Concerned about the rise in the prices of raw materials and the current global food crisis, MEPs call on the Commission and each Member State to support any measure which can help to stabilise raw material prices for developing countries. They also call for better integration of new Member States into the EU development policy, recalling that these Member States have committed themselves to Official Development Assistance (ODA) targets of 0.17% of GNI by 2010 and 0.33% by 2015. At the same time, MEPs examine the development policy as a whole and make a series of comments on the following points:

  • MDGs (Millennium Development Goals): MEPs call on the Commission and the Member States to ensure that EU policies as well as the aid architecture support the Paris Declaration principle of managing for results. In particular, they call for the creation and implementation of innovative financing mechanisms to contribute to attaining the MDGs, while ensuring that these additional resources do not replace the commitments already given in terms of public development aid. MEPs stress the particular need for improvement of the health MDGs, while recognising that most of the MDG targets will not be met by 2015;
  • Rationalise aid and improve effectiveness: MEPs call on the Commission to devise a matrix of all the financial instruments from which it has awarded funds for good governance, whether from the European Development Fund (EDF), the DCI, the EU-Africa Strategy or the funding allocated to African governments for good governance, in order to check the consistency of policies and the sound management of these funds;
  • Division of labour: in order to further improve the effectiveness of aid granted, MEPs call on the Member States to promote the division of labour agenda, as set out in the Code of Conduct on Division of Labour (Commission Communication entitled “EU Code of Conduct on Division of Labour in Development Policy” - see COM(2007)0072). They stress that the division of labour should be country-led, based on the Paris Declaration principles and results-focused and lead to sufficient financing of all sectors in each partner country;
  • Improve democratic control of aid: MEPs believe that it is necessary to improve the control measures for aid granted, particularly by giving all partner countries the opportunity to better manage parliamentary control over the effectiveness of aid. It is also necessary that the EU provide resources and capacity development support to developing country parliaments to ensure that they have sufficient capacity to engage in scrutiny and oversight of their governments' budgets. They also stress the need for the international financial institutions and donor countries to publish the conditions for granting development aid, so that genuine democratic control can be exercised by parliaments, local authorities and civil society.

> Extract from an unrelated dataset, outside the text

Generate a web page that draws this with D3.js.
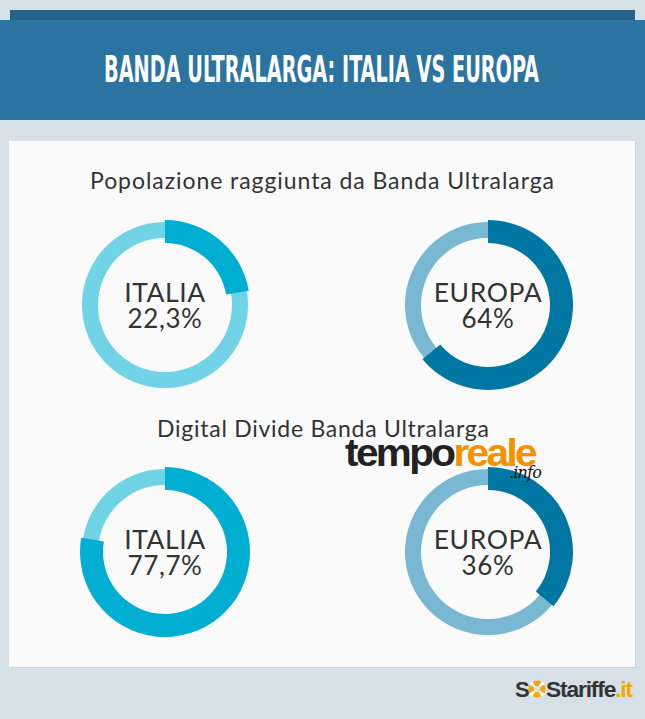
<!DOCTYPE html>
<html><head><meta charset="utf-8">
<script src="https://cdn.jsdelivr.net/npm/d3@7"></script>
<style>html,body{margin:0;padding:0;background:#d5e0e7;}svg{display:block;}</style>
</head><body>
<script>
const title = "BANDA ULTRALARGA: ITALIA VS EUROPA";
const sectionTitles = ["Popolazione raggiunta da Banda Ultralarga", "Digital Divide Banda Ultralarga"];
const regions = ["ITALIA", "EUROPA"];
const popolazione = [22.3, 64];
const digitalDivide = [77.7, 36];
const valueLabels = [["22,3%", "64%"], ["77,7%", "36%"]];
const lightColors = ["#71d3e6", "#79b8d2"];
const darkColors = ["#00aed1", "#0077a2"];

const W = 645, H = 719;
const svg = d3.select("body").append("svg").attr("width", W).attr("height", H);

svg.append("rect").attr("width", W).attr("height", H).attr("fill", "#d5e0e7");
// header
svg.append("rect").attr("x", 10).attr("y", 10).attr("width", 625).attr("height", 12).attr("fill", "#256189");
svg.append("rect").attr("x", 0).attr("y", 20).attr("width", W).attr("height", 100).attr("fill", "#2b73a0");
svg.append("text").attr("x", 104).attr("y", 82)
  .attr("font-family", "'Liberation Sans Narrow', 'DejaVu Sans Condensed', sans-serif")
  .attr("font-weight", 700).attr("font-size", 37).attr("fill", "#ffffff")
  .attr("textLength", 435).attr("lengthAdjust", "spacingAndGlyphs")
  .text(title);

// panel
svg.append("rect").attr("x", 10).attr("y", 142).attr("width", 626).attr("height", 526).attr("fill", "#c9d3da");
svg.append("rect").attr("x", 9).attr("y", 141).attr("width", 626).attr("height", 526).attr("fill", "#fafafa");

// section titles
const titleY = [189, 437];
const titleX = [90, 157];
const titleLen = [464, 332];
sectionTitles.forEach((t, i) => {
  svg.append("text").attr("x", titleX[i]).attr("y", titleY[i])
    .attr("font-family", "Lato, 'Open Sans', sans-serif").attr("font-size", 23)
    .attr("textLength", titleLen[i]).attr("lengthAdjust", "spacing")
    .attr("fill", "#333").text(t);
});

const angle = d3.scaleLinear().domain([0, 100]).range([0, 2 * Math.PI]);
const xPos = d3.scalePoint().domain(regions).range([165, 488]);
const rowY = d3.scalePoint().domain([0, 1]).range([305, 552]);

const lightArc = d3.arc().innerRadius(67).outerRadius(83);
const darkArc = d3.arc().innerRadius(62).outerRadius(85);

[popolazione, digitalDivide].forEach((vals, row) => {
  vals.forEach((v, i) => {
    const g = svg.append("g").attr("transform", `translate(${xPos(regions[i])},${rowY(row)})`);
    g.append("path").attr("d", lightArc({startAngle: 0, endAngle: 2 * Math.PI})).attr("fill", lightColors[i]);
    g.append("path").attr("d", darkArc({startAngle: 0, endAngle: angle(v)})).attr("fill", darkColors[i]);
    g.append("text").attr("y", -3).attr("text-anchor", "middle")
      .attr("font-family", "Lato, sans-serif").attr("font-size", 26.5).attr("fill", "#333")
      .attr("letter-spacing", 0.6)
      .text(regions[i]);
    g.append("text").attr("y", 23).attr("text-anchor", "middle")
      .attr("font-family", "Lato, sans-serif").attr("font-size", 26).attr("fill", "#333")
      .attr("letter-spacing", 0.6)
      .text(valueLabels[row][i]);
  });
});

// temporeale logo
const tl = svg.append("text").attr("x", 345).attr("y", 466)
  .attr("font-family", "'Liberation Sans', Arial, sans-serif").attr("font-weight", 700)
  .attr("font-size", 39).attr("letter-spacing", -2.5).attr("textLength", 190).attr("lengthAdjust", "spacingAndGlyphs");
tl.append("tspan").attr("fill", "#222").text("tempo");
tl.append("tspan").attr("fill", "#f39200").text("reale");
svg.append("text").attr("x", 509).attr("y", 478)
  .attr("font-family", "'DejaVu Serif', serif").attr("font-style", "italic")
  .attr("font-size", 16).attr("fill", "#111").attr("letter-spacing", -0.8).text(".info");

// SOStariffe logo
const sx = 515, sy = 697;
svg.append("text").attr("x", sx).attr("y", sy)
  .attr("font-family", "'Liberation Sans', Arial, sans-serif").attr("font-weight", 700)
  .attr("font-size", 22).attr("fill", "#333").text("S");
const ring = svg.append("g").attr("transform", `translate(${sx + 22},${sy - 8})`);
ring.append("circle").attr("r", 8.5).attr("fill", "#f7a600");
ring.append("circle").attr("r", 3.2).attr("fill", "#d5e0e7");
[45, 135, 225, 315].forEach(a => {
  ring.append("path").attr("d", d3.arc().innerRadius(3).outerRadius(9)({startAngle: (a - 14) * Math.PI / 180, endAngle: (a + 14) * Math.PI / 180}))
    .attr("fill", "#ffffff");
});
const st = svg.append("text").attr("x", sx + 31).attr("y", sy)
  .attr("font-family", "'Liberation Sans', Arial, sans-serif").attr("font-weight", 700)
  .attr("font-size", 22).attr("letter-spacing", -1.1).attr("textLength", 86).attr("lengthAdjust", "spacingAndGlyphs");
st.append("tspan").attr("fill", "#333").text("Stariffe");
st.append("tspan").attr("fill", "#f7a600").text(".it");
</script>
</body></html>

  • Budget support: MEPs support the choice of the Commission to increasingly use budget support. At the same time, MEPs call on the Commission to improve the clarity of the definitions relating to the ODA sectoral allocations so as to improve consistency of the results, by ensuring that there is no widening of ODA definitions to include items such as military spending.
  • Fighting corruption: MEPs recall that corruption is a major obstacle to greater aid effectiveness. Therefore, greater transparency of countries' public financial management systems is necessary, as well as practical measures by civil society, to ensure that aid provided by the EU reaches the rightful aid recipients.
  • Simplification of procedures: MEPs call on the Commission to continue to simplify procedures, including aid delivery processes and to further decentralise responsibility by providing the delegations with sufficient capacity to monitor the granting of aid on the ground. They support the role played by the Commission in terms of coordinating development aid among Member States and they emphasise the added value provided by the Commission in taking a leading role in the political dialogue between the EU and the partner countries.
  • Basic public services: once again, MEPs call for at least 20% of development aid to be devoted to improving basic public services such as education, health, access to water and sanitation.
  • Untying and conditionality of development aid: once again, MEPs call for the complete untying of aid, as they have done for years (particularly technical assistance, food aid and food transport aid) and insist on the gradual phasing out of policy-oriented conditionality of aid, especially economic policy conditionality, to support a common understanding on key priorities. In particular, they emphasise the need to disburse aid according to partners’ own priorities and timetables.
  • Funding of aid: MEPs call for incremental and predictable funding, in the form of multi-year (3 years or more) aid commitments, which are based on clear and transparent criteria and poverty eradication outcomes.
  • Aid for trade: MEPs ask particularly that the aid for trade strategy benefit all developing countries, and not only those agreeing to a greater liberalisation of their markets, notably in the context of Economic Partnership Agreements.
  • Aid and the environment: MEPs also call upon the Commission to assess the impact of development policies on climate change, desertification and biodiversity in the countries concerned.
  • Gender equality: MEPs recall that the European Consensus for Development recognises gender equality as a goal in its own right, and as a key area for discussion on aid effectiveness. Therefore, a strong gender perspective must be included at every stage of the programming, implementation, monitoring and evaluation levels of aid programmes.
  • Improving transparency: MEPs insist on the transparency of information on aid flows and call for the timely public dissemination of complete information on all aid committed, allocated and disbursed to be ensured.

More generally, MEPs emphasise that aid reform is only one of the steps that the EU must take along with making its trade, security, migration, agriculture, fisheries, energy, environment, climate change and other policies coherent with development objectives in orderto benefit developing countries and to promote a fair international financial and trade system in favour of development. Lastly, they recall that the agendas of aid quantity and aid quality are inextricably linked, and that aid effectiveness targets can only be met if the Commission and the Member States reconfirm their commitment to achieving their collective target for ODA of 0.56% of GNI in 2010 and 0.7% of GNI in 2015.